__Short exercise__
Restate the data word for word and leave the images out.

__Source material__
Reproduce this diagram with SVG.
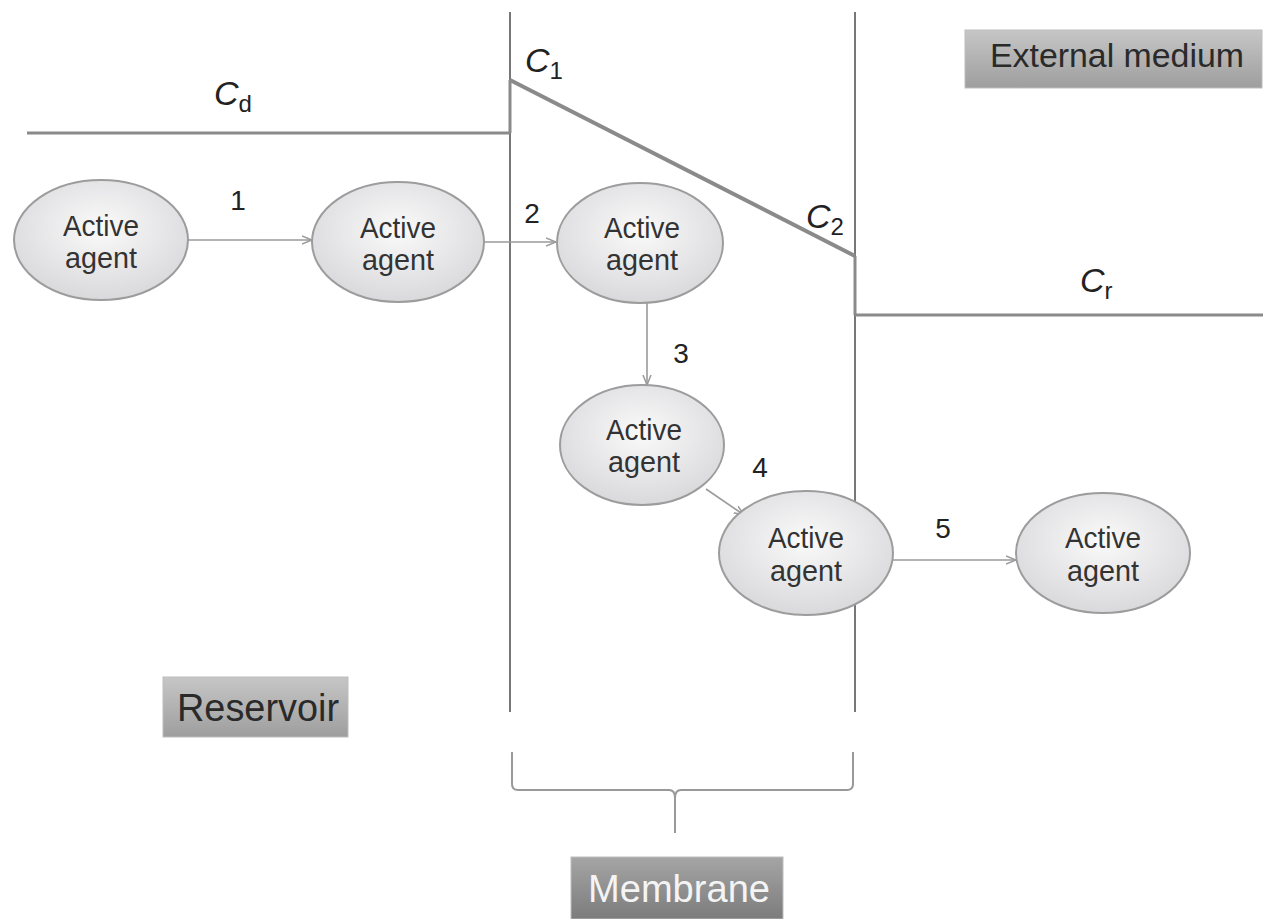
<svg xmlns="http://www.w3.org/2000/svg" width="1263" height="919" viewBox="0 0 1263 919">
<style>
.ln{stroke:#8a8a8a;stroke-width:3;fill:none}
.conn{stroke:#9a9a9a;stroke-width:1.6;fill:none}
.node ellipse{fill:url(#eg);stroke:#9c9c9c;stroke-width:2}
.node text{font-family:"Liberation Sans",Arial,sans-serif;font-size:29px;fill:#333;text-anchor:middle}
.num{font-family:"Liberation Sans",Arial,sans-serif;font-size:28px;fill:#222;text-anchor:middle}
.c{font-family:"Liberation Sans",Arial,sans-serif;font-size:34px;font-style:italic;fill:#222}
.sub{font-size:24px;font-style:normal}
.lab rect{fill:url(#bg);stroke:#bdbdbd;stroke-width:1}
.lab text{font-family:"Liberation Sans",Arial,sans-serif;font-size:38px;text-anchor:middle}
</style>
<defs>
<radialGradient id="eg" cx="50%" cy="40%" r="60%">
<stop offset="0" stop-color="#fafafa"/><stop offset="1" stop-color="#d9d9dc"/>
</radialGradient>
<linearGradient id="bg" x1="0" y1="0" x2="0" y2="1">
<stop offset="0" stop-color="#c6c6c6"/><stop offset="1" stop-color="#9e9e9e"/>
</linearGradient>
<linearGradient id="bgd" x1="0" y1="0" x2="0" y2="1">
<stop offset="0" stop-color="#a5a5a5"/><stop offset="1" stop-color="#7c7c7c"/>
</linearGradient>
<marker id="ah" viewBox="0 0 10 10" refX="10" refY="5" markerWidth="10" markerHeight="10" orient="auto" markerUnits="userSpaceOnUse">
<path d="M0,1 L10,5 L0,9" fill="none" stroke="#9a9a9a" stroke-width="1.5"/>
</marker>
</defs>
<rect width="1263" height="919" fill="#fff"/>
<g id="structure">
<line x1="510" y1="12" x2="510" y2="712" stroke="#777" stroke-width="2"/>
<line x1="855" y1="12" x2="855" y2="712" stroke="#777" stroke-width="2"/>
<line class="ln" x1="27" y1="133" x2="510" y2="133"/>
<line class="ln" x1="510" y1="80" x2="855" y2="256" style="stroke-width:4"/>
<line class="ln" x1="855" y1="315" x2="1263" y2="315"/>
<line class="ln" x1="510" y1="80" x2="510" y2="133"/>
<line class="ln" x1="855" y1="256" x2="855" y2="315"/>
<path d="M512,752 L512,784 Q512,790 518,790 L669,790 Q675,790 675,798 L675,833 M675,798 Q675,790 681,790 L847,790 Q853,790 853,784 L853,752" fill="none" stroke="#999" stroke-width="2"/>
</g>
<g id="conc-labels">
<text class="c" x="214" y="105">C<tspan class="sub" dy="7">d</tspan></text>
<text class="c" x="525" y="72">C<tspan class="sub" dy="7">1</tspan></text>
<text class="c" x="806" y="228">C<tspan class="sub" dy="7">2</tspan></text>
<text class="c" x="1080" y="292">C<tspan class="sub" dy="7">r</tspan></text>
</g>
<g id="connectors">
<line class="conn" x1="188" y1="240" x2="312" y2="240" marker-end="url(#ah)"/>
<line class="conn" x1="484" y1="242" x2="556" y2="242" marker-end="url(#ah)"/>
<line class="conn" x1="647" y1="303" x2="647" y2="385" marker-end="url(#ah)"/>
<line class="conn" x1="706" y1="489" x2="744" y2="515" marker-end="url(#ah)"/>
<line class="conn" x1="893" y1="560" x2="1016" y2="560" marker-end="url(#ah)"/>
<text class="num" x="238" y="210">1</text>
<text class="num" x="532" y="223">2</text>
<text class="num" x="681" y="363">3</text>
<text class="num" x="760" y="477">4</text>
<text class="num" x="943" y="538">5</text>
</g>
<g id="n1" class="node"><ellipse cx="101" cy="240" rx="87" ry="60"/><text x="101" y="236" textLength="76" lengthAdjust="spacingAndGlyphs">Active</text><text x="101" y="268" textLength="72" lengthAdjust="spacingAndGlyphs">agent</text></g>
<g id="n2" class="node"><ellipse cx="398" cy="242" rx="86" ry="60"/><text x="398" y="238" textLength="76" lengthAdjust="spacingAndGlyphs">Active</text><text x="398" y="270" textLength="72" lengthAdjust="spacingAndGlyphs">agent</text></g>
<g id="n3" class="node"><ellipse cx="640" cy="243" rx="83" ry="60"/><text x="642" y="238" textLength="76" lengthAdjust="spacingAndGlyphs">Active</text><text x="642" y="270" textLength="72" lengthAdjust="spacingAndGlyphs">agent</text></g>
<g id="n4" class="node"><ellipse cx="642" cy="445" rx="82" ry="60"/><text x="644" y="440" textLength="76" lengthAdjust="spacingAndGlyphs">Active</text><text x="644" y="472" textLength="72" lengthAdjust="spacingAndGlyphs">agent</text></g>
<g id="n5" class="node"><ellipse cx="806" cy="553" rx="87" ry="62"/><text x="806" y="548" textLength="76" lengthAdjust="spacingAndGlyphs">Active</text><text x="806" y="581" textLength="72" lengthAdjust="spacingAndGlyphs">agent</text></g>
<g id="n6" class="node"><ellipse cx="1103" cy="553" rx="87" ry="60"/><text x="1103" y="548" textLength="76" lengthAdjust="spacingAndGlyphs">Active</text><text x="1103" y="581" textLength="72" lengthAdjust="spacingAndGlyphs">agent</text></g>
<g id="reservoir" class="lab"><rect x="163" y="677" width="185" height="60"/><text x="258" y="721" fill="#2a2a2a" textLength="162" lengthAdjust="spacingAndGlyphs">Reservoir</text></g>
<g id="external" class="lab"><rect x="965" y="30" width="297" height="58"/><text x="1117" y="67" fill="#2a2a2a" style="font-size:34px" textLength="254" lengthAdjust="spacingAndGlyphs">External medium</text></g>
<g id="membrane" class="lab"><rect x="571" y="857" width="212" height="62" style="fill:url(#bgd)"/><text x="679" y="902" fill="#f4f4f4" textLength="182" lengthAdjust="spacingAndGlyphs">Membrane</text></g>
</svg>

__Result of this exercise__
Reproduce this diagram with SVG.
<svg xmlns="http://www.w3.org/2000/svg" width="1263" height="919" viewBox="0 0 1263 919">
<style>
.ln{stroke:#8a8a8a;stroke-width:3;fill:none}
.conn{stroke:#9a9a9a;stroke-width:1.6;fill:none}
.node ellipse{fill:url(#eg);stroke:#9c9c9c;stroke-width:2}
.node text{font-family:"Liberation Sans",Arial,sans-serif;font-size:29px;fill:#333;text-anchor:middle}
.num{font-family:"Liberation Sans",Arial,sans-serif;font-size:28px;fill:#222;text-anchor:middle}
.c{font-family:"Liberation Sans",Arial,sans-serif;font-size:34px;font-style:italic;fill:#222}
.sub{font-size:24px;font-style:normal}
.lab rect{fill:url(#bg);stroke:#bdbdbd;stroke-width:1}
.lab text{font-family:"Liberation Sans",Arial,sans-serif;font-size:38px;text-anchor:middle}
</style>
<defs>
<radialGradient id="eg" cx="50%" cy="40%" r="60%">
<stop offset="0" stop-color="#fafafa"/><stop offset="1" stop-color="#d9d9dc"/>
</radialGradient>
<linearGradient id="bg" x1="0" y1="0" x2="0" y2="1">
<stop offset="0" stop-color="#c6c6c6"/><stop offset="1" stop-color="#9e9e9e"/>
</linearGradient>
<linearGradient id="bgd" x1="0" y1="0" x2="0" y2="1">
<stop offset="0" stop-color="#a5a5a5"/><stop offset="1" stop-color="#7c7c7c"/>
</linearGradient>
<marker id="ah" viewBox="0 0 10 10" refX="10" refY="5" markerWidth="10" markerHeight="10" orient="auto" markerUnits="userSpaceOnUse">
<path d="M0,1 L10,5 L0,9" fill="none" stroke="#9a9a9a" stroke-width="1.5"/>
</marker>
</defs>
<rect width="1263" height="919" fill="#fff"/>
<g id="structure">
<line x1="510" y1="12" x2="510" y2="712" stroke="#777" stroke-width="2"/>
<line x1="855" y1="12" x2="855" y2="712" stroke="#777" stroke-width="2"/>
<line class="ln" x1="27" y1="133" x2="510" y2="133"/>
<line class="ln" x1="510" y1="80" x2="855" y2="256" style="stroke-width:4"/>
<line class="ln" x1="855" y1="315" x2="1263" y2="315"/>
<line class="ln" x1="510" y1="80" x2="510" y2="133"/>
<line class="ln" x1="855" y1="256" x2="855" y2="315"/>
<path d="M512,752 L512,784 Q512,790 518,790 L669,790 Q675,790 675,798 L675,833 M675,798 Q675,790 681,790 L847,790 Q853,790 853,784 L853,752" fill="none" stroke="#999" stroke-width="2"/>
</g>
<g id="conc-labels">
<text class="c" x="214" y="105">C<tspan class="sub" dy="7">d</tspan></text>
<text class="c" x="525" y="72">C<tspan class="sub" dy="7">1</tspan></text>
<text class="c" x="806" y="228">C<tspan class="sub" dy="7">2</tspan></text>
<text class="c" x="1080" y="292">C<tspan class="sub" dy="7">r</tspan></text>
</g>
<g id="connectors">
<line class="conn" x1="188" y1="240" x2="312" y2="240" marker-end="url(#ah)"/>
<line class="conn" x1="484" y1="242" x2="556" y2="242" marker-end="url(#ah)"/>
<line class="conn" x1="647" y1="303" x2="647" y2="385" marker-end="url(#ah)"/>
<line class="conn" x1="706" y1="489" x2="744" y2="515" marker-end="url(#ah)"/>
<line class="conn" x1="893" y1="560" x2="1016" y2="560" marker-end="url(#ah)"/>
<text class="num" x="238" y="210">1</text>
<text class="num" x="532" y="223">2</text>
<text class="num" x="681" y="363">3</text>
<text class="num" x="760" y="477">4</text>
<text class="num" x="943" y="538">5</text>
</g>
<g id="n1" class="node"><ellipse cx="101" cy="240" rx="87" ry="60"/><text x="101" y="236" textLength="76" lengthAdjust="spacingAndGlyphs">Active</text><text x="101" y="268" textLength="72" lengthAdjust="spacingAndGlyphs">agent</text></g>
<g id="n2" class="node"><ellipse cx="398" cy="242" rx="86" ry="60"/><text x="398" y="238" textLength="76" lengthAdjust="spacingAndGlyphs">Active</text><text x="398" y="270" textLength="72" lengthAdjust="spacingAndGlyphs">agent</text></g>
<g id="n3" class="node"><ellipse cx="640" cy="243" rx="83" ry="60"/><text x="642" y="238" textLength="76" lengthAdjust="spacingAndGlyphs">Active</text><text x="642" y="270" textLength="72" lengthAdjust="spacingAndGlyphs">agent</text></g>
<g id="n4" class="node"><ellipse cx="642" cy="445" rx="82" ry="60"/><text x="644" y="440" textLength="76" lengthAdjust="spacingAndGlyphs">Active</text><text x="644" y="472" textLength="72" lengthAdjust="spacingAndGlyphs">agent</text></g>
<g id="n5" class="node"><ellipse cx="806" cy="553" rx="87" ry="62"/><text x="806" y="548" textLength="76" lengthAdjust="spacingAndGlyphs">Active</text><text x="806" y="581" textLength="72" lengthAdjust="spacingAndGlyphs">agent</text></g>
<g id="n6" class="node"><ellipse cx="1103" cy="553" rx="87" ry="60"/><text x="1103" y="548" textLength="76" lengthAdjust="spacingAndGlyphs">Active</text><text x="1103" y="581" textLength="72" lengthAdjust="spacingAndGlyphs">agent</text></g>
<g id="reservoir" class="lab"><rect x="163" y="677" width="185" height="60"/><text x="258" y="721" fill="#2a2a2a" textLength="162" lengthAdjust="spacingAndGlyphs">Reservoir</text></g>
<g id="external" class="lab"><rect x="965" y="30" width="297" height="58"/><text x="1117" y="67" fill="#2a2a2a" style="font-size:34px" textLength="254" lengthAdjust="spacingAndGlyphs">External medium</text></g>
<g id="membrane" class="lab"><rect x="571" y="857" width="212" height="62" style="fill:url(#bgd)"/><text x="679" y="902" fill="#f4f4f4" textLength="182" lengthAdjust="spacingAndGlyphs">Membrane</text></g>
</svg>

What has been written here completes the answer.